柩を祭壇前に置くのはルール違反か・・・?

 仏式のご葬儀に立ち会って祭壇の前に柩が置かれているのをごく普通の光景のように捉えていましたが、柩は祭壇の後の高い位置に安置されるのが正式だそうです。

 しかし現実、斎場の祭壇スペースの問題や会葬者の方々が故人とのご対面を希望され、柩に近寄ってご面会し易いようにするために、祭壇の前に置かれるケースが多くなってきているのも事実です。

 以前ですと、ご自宅での葬儀・告別式が多く、ご面会はご家族・ご親族に限られ、すでに納棺の前にお会いされていて、後はご出棺前に最後のお別れをされるだけでしたので、最近のようなご対面のために気遣う必要なかったとお聞きしました。

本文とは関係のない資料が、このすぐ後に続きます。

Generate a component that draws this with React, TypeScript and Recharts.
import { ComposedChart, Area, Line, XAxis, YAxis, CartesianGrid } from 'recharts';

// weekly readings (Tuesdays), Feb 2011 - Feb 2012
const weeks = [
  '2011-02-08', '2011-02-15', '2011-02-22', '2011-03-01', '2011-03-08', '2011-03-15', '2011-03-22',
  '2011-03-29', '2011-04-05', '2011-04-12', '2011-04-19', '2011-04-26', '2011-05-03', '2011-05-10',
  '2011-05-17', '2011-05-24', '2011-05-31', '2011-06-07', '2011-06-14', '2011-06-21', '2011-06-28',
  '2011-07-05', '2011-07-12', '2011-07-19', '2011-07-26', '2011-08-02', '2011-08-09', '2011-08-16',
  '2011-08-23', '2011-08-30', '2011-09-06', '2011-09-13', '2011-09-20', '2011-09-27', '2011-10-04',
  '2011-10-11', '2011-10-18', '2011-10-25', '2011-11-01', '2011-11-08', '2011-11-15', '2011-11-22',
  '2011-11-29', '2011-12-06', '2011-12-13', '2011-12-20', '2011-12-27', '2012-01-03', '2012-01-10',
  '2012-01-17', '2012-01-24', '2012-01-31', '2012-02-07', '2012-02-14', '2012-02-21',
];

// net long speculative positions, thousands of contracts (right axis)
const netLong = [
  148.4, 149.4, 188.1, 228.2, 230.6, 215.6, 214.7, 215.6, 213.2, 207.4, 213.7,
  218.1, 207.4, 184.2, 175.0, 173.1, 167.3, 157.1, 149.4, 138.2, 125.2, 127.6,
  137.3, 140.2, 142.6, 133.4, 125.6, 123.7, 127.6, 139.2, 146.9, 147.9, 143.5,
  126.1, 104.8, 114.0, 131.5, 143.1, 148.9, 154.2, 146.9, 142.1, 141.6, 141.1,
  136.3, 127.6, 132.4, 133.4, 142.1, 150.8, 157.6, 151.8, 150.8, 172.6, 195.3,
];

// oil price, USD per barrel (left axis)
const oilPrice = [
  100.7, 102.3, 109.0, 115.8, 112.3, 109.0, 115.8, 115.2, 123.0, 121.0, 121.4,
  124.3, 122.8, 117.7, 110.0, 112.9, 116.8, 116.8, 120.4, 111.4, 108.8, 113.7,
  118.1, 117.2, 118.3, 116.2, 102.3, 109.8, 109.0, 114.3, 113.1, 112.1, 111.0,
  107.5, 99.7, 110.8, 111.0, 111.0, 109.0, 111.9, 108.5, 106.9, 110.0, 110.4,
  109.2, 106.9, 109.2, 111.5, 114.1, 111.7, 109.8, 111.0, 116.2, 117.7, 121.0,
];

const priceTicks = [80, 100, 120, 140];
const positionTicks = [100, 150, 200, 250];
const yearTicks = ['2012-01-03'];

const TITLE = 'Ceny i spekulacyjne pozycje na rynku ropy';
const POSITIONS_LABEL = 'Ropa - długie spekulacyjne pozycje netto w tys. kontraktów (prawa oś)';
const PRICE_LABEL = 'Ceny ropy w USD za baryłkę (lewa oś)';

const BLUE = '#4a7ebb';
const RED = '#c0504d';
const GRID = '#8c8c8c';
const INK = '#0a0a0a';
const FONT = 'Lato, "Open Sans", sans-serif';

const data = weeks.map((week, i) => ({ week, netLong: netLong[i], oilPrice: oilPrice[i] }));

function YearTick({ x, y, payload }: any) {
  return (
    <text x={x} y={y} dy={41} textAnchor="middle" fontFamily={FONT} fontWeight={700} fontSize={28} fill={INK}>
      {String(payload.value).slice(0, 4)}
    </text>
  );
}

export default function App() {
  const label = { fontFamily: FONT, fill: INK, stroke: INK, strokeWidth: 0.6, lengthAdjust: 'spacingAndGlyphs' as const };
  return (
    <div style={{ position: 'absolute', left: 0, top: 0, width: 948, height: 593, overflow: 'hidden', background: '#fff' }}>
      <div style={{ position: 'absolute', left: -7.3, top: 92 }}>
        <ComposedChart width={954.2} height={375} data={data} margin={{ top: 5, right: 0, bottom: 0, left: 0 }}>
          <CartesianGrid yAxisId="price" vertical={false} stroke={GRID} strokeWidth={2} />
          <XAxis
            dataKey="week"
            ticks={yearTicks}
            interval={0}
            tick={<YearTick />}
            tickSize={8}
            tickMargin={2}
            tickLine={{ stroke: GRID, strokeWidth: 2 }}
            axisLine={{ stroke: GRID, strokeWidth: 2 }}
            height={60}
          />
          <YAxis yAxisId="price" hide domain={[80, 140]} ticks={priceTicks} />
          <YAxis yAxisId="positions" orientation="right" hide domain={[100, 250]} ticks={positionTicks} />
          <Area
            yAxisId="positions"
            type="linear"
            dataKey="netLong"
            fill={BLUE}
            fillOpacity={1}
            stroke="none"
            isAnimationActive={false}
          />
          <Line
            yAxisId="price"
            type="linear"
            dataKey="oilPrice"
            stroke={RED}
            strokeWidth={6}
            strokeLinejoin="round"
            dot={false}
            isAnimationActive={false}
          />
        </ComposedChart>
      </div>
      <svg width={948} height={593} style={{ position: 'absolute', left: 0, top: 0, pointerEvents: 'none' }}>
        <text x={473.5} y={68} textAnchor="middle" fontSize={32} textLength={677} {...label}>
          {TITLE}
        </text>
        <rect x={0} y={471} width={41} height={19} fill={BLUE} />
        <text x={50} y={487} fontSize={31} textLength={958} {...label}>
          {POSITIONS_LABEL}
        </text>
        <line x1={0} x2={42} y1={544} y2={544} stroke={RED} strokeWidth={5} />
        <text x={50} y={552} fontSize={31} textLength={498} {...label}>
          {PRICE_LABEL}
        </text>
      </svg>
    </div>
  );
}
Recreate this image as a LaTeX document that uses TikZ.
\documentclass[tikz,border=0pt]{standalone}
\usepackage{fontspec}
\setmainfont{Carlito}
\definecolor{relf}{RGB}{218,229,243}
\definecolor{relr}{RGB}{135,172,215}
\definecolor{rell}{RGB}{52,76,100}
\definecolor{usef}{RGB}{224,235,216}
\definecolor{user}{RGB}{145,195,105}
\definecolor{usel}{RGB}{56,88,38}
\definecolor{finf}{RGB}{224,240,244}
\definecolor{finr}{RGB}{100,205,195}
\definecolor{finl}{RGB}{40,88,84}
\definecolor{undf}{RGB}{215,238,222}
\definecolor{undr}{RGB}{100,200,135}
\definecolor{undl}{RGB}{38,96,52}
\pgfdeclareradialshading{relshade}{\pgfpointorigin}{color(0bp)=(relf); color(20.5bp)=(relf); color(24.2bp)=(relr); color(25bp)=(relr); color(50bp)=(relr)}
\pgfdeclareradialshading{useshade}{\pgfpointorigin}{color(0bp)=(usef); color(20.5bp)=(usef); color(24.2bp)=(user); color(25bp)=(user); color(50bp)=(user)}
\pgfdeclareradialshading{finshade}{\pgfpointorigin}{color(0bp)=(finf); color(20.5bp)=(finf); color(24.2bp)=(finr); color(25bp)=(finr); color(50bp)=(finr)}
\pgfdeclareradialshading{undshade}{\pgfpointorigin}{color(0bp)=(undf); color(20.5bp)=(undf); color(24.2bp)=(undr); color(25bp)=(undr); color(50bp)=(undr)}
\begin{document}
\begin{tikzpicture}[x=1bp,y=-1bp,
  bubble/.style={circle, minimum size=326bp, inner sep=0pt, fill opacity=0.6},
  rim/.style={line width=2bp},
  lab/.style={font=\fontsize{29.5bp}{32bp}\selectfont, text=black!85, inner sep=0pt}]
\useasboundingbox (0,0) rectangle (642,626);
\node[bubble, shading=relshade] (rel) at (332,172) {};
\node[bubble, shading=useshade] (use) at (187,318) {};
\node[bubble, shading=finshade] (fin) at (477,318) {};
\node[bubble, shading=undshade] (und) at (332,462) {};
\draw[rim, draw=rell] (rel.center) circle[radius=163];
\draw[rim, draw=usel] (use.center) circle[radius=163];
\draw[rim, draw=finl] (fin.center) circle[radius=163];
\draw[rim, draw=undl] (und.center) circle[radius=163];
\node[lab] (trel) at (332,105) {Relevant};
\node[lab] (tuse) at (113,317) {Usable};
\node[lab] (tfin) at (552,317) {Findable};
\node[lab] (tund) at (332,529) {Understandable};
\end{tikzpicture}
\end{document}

 一方、斎場の祭壇両脇は供花が並び、祭壇後にご安置するスペースの確保も難しい状態では、前にご安置せざるをえない状況もあります。
 さらに、宗派を問わない生花祭壇の普及が輪を掛けているようにも思われます。
 別な見方をすれば、柩を生花祭壇の前に出して、むしろ、宗教色を薄め、故人を中心としたアットホームな雰囲気のご葬儀を希望されていく傾向が見受けられるようです。
 
 それでも祭壇の最上段に飾られたご本尊の前に柩を置くのは本末転倒ではないかと読経されるご住職から苦言を呈されそうですが・・・。